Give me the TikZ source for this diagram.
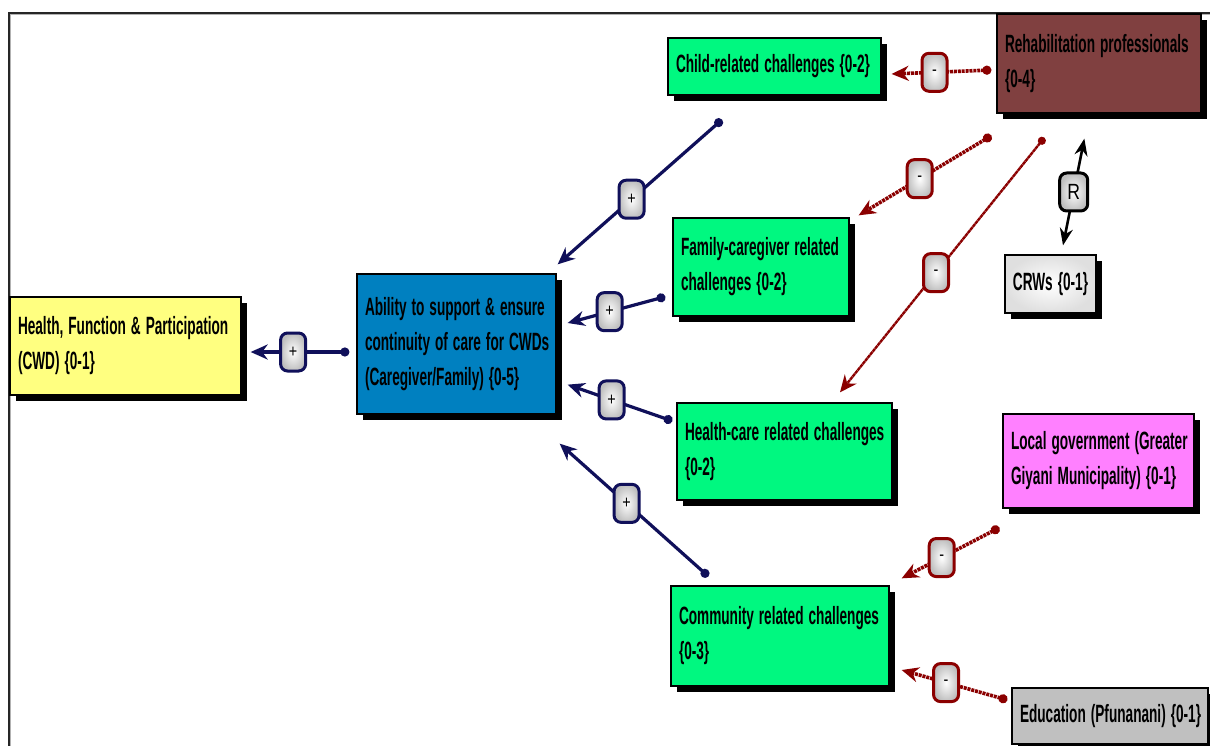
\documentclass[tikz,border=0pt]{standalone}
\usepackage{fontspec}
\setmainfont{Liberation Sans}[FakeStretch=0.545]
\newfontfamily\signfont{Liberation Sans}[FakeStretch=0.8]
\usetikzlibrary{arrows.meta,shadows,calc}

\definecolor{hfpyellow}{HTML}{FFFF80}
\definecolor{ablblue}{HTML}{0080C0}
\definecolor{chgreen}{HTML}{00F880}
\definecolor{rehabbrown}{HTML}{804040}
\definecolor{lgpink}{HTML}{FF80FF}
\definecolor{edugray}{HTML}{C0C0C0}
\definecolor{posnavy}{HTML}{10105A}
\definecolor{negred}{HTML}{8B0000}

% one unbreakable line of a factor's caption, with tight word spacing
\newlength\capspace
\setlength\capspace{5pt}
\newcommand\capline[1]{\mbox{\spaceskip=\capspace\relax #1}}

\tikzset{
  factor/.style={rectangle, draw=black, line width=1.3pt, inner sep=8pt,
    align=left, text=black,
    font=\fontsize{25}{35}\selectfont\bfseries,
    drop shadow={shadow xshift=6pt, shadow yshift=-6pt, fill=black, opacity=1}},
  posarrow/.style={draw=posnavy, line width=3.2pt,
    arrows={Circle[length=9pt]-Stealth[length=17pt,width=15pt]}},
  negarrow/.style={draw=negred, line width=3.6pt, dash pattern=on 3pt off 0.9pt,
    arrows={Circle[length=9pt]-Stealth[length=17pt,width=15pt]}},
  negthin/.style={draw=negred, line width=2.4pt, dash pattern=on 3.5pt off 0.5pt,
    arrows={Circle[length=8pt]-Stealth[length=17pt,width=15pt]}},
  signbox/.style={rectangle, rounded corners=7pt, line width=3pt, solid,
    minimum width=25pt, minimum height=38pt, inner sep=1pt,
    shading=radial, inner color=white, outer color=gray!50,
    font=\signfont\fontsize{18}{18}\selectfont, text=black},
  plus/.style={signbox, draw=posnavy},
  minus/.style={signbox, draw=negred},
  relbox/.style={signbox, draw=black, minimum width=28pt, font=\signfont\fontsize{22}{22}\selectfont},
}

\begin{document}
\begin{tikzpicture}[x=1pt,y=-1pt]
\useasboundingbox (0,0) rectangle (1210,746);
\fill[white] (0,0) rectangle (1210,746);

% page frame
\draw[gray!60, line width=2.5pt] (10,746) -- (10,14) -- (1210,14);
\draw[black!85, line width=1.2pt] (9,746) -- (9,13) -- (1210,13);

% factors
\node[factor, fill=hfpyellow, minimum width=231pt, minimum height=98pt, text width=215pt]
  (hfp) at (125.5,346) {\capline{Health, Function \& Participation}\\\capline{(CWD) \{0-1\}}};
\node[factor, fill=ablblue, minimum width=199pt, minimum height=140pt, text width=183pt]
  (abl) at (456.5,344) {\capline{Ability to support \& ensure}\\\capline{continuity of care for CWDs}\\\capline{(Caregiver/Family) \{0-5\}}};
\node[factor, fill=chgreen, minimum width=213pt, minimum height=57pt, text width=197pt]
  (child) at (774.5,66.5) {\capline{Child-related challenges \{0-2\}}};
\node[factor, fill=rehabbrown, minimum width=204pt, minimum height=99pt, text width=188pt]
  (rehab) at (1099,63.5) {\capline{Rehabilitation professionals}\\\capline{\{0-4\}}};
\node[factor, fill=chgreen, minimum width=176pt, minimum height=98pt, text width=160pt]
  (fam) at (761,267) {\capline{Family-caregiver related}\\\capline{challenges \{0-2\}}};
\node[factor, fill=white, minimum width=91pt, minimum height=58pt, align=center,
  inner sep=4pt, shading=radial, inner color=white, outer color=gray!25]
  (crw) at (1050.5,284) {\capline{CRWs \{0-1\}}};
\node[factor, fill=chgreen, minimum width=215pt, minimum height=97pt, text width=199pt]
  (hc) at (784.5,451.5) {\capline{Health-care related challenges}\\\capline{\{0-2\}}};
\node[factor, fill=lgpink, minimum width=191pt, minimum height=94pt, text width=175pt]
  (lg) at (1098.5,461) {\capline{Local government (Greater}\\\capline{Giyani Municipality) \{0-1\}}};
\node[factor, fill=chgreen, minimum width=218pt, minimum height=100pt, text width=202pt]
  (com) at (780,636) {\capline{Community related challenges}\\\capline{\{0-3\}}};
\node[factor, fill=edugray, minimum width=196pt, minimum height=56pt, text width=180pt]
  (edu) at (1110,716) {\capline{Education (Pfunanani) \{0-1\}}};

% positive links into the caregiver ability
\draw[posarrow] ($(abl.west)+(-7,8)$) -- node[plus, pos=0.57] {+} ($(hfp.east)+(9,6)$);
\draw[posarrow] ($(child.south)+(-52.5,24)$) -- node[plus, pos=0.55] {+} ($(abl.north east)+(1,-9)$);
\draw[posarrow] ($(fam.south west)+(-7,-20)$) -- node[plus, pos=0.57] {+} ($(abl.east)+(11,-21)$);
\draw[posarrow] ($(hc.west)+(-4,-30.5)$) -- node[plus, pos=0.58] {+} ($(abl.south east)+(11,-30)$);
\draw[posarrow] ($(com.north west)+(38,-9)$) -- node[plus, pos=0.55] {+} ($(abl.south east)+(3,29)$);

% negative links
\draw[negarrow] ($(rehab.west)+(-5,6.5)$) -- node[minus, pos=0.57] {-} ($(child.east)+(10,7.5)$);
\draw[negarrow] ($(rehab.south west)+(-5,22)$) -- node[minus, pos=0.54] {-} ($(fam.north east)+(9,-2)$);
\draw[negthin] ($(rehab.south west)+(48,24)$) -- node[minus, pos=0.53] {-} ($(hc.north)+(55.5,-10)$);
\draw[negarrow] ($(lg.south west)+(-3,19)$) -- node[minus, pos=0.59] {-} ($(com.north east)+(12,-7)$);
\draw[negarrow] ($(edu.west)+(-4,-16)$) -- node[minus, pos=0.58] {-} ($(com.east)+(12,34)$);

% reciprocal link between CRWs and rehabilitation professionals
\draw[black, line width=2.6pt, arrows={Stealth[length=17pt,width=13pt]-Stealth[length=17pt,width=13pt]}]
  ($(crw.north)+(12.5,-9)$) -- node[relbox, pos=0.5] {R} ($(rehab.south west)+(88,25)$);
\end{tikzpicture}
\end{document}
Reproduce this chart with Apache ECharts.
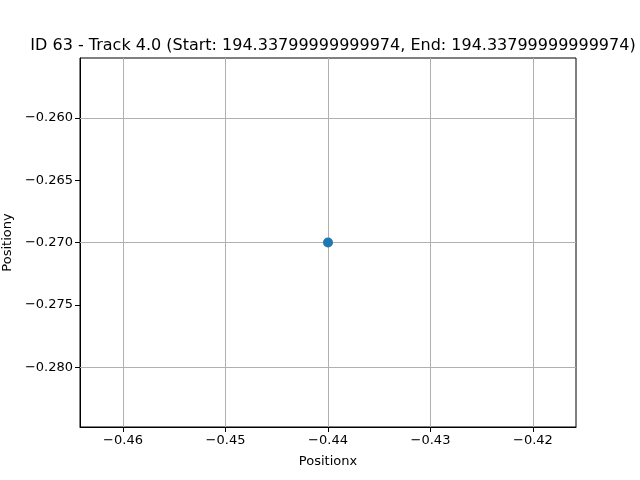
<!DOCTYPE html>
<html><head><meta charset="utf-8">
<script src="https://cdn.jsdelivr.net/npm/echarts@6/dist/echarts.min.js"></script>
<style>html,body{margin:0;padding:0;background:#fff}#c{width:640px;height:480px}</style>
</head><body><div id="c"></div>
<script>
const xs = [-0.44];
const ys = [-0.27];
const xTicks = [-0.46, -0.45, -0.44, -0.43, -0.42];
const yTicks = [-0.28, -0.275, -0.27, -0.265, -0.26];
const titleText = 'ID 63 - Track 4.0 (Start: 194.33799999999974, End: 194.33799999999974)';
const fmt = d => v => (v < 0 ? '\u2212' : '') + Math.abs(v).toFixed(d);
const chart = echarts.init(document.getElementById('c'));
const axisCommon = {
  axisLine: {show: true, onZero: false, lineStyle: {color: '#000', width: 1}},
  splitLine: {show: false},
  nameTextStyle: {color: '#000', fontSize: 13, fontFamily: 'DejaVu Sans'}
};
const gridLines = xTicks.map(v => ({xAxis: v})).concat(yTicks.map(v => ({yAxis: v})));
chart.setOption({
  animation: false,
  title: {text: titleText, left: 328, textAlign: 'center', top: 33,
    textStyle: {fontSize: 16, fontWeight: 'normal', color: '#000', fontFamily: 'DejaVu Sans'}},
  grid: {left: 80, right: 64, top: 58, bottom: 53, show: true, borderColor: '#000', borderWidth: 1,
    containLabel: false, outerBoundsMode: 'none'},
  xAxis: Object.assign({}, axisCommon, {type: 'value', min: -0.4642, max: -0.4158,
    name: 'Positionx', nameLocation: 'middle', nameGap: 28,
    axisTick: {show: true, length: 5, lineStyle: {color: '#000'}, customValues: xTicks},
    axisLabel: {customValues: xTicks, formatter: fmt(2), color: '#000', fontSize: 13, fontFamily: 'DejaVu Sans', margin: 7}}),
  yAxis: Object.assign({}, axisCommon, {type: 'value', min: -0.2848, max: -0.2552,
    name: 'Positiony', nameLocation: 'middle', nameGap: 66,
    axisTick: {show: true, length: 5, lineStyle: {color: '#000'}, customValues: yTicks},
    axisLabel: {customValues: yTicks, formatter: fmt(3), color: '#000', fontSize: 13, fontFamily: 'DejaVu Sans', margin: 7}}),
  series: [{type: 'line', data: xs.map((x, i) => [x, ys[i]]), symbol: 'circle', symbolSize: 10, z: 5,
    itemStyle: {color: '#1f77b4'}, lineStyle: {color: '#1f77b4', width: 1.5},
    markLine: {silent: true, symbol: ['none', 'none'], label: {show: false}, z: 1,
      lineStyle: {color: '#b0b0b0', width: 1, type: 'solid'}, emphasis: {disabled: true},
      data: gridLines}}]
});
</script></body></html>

::::::::::

§ **What the task asks**
Of the lines above, how many include the word "this"? Reply with the number only.

§ **Answer in full**
2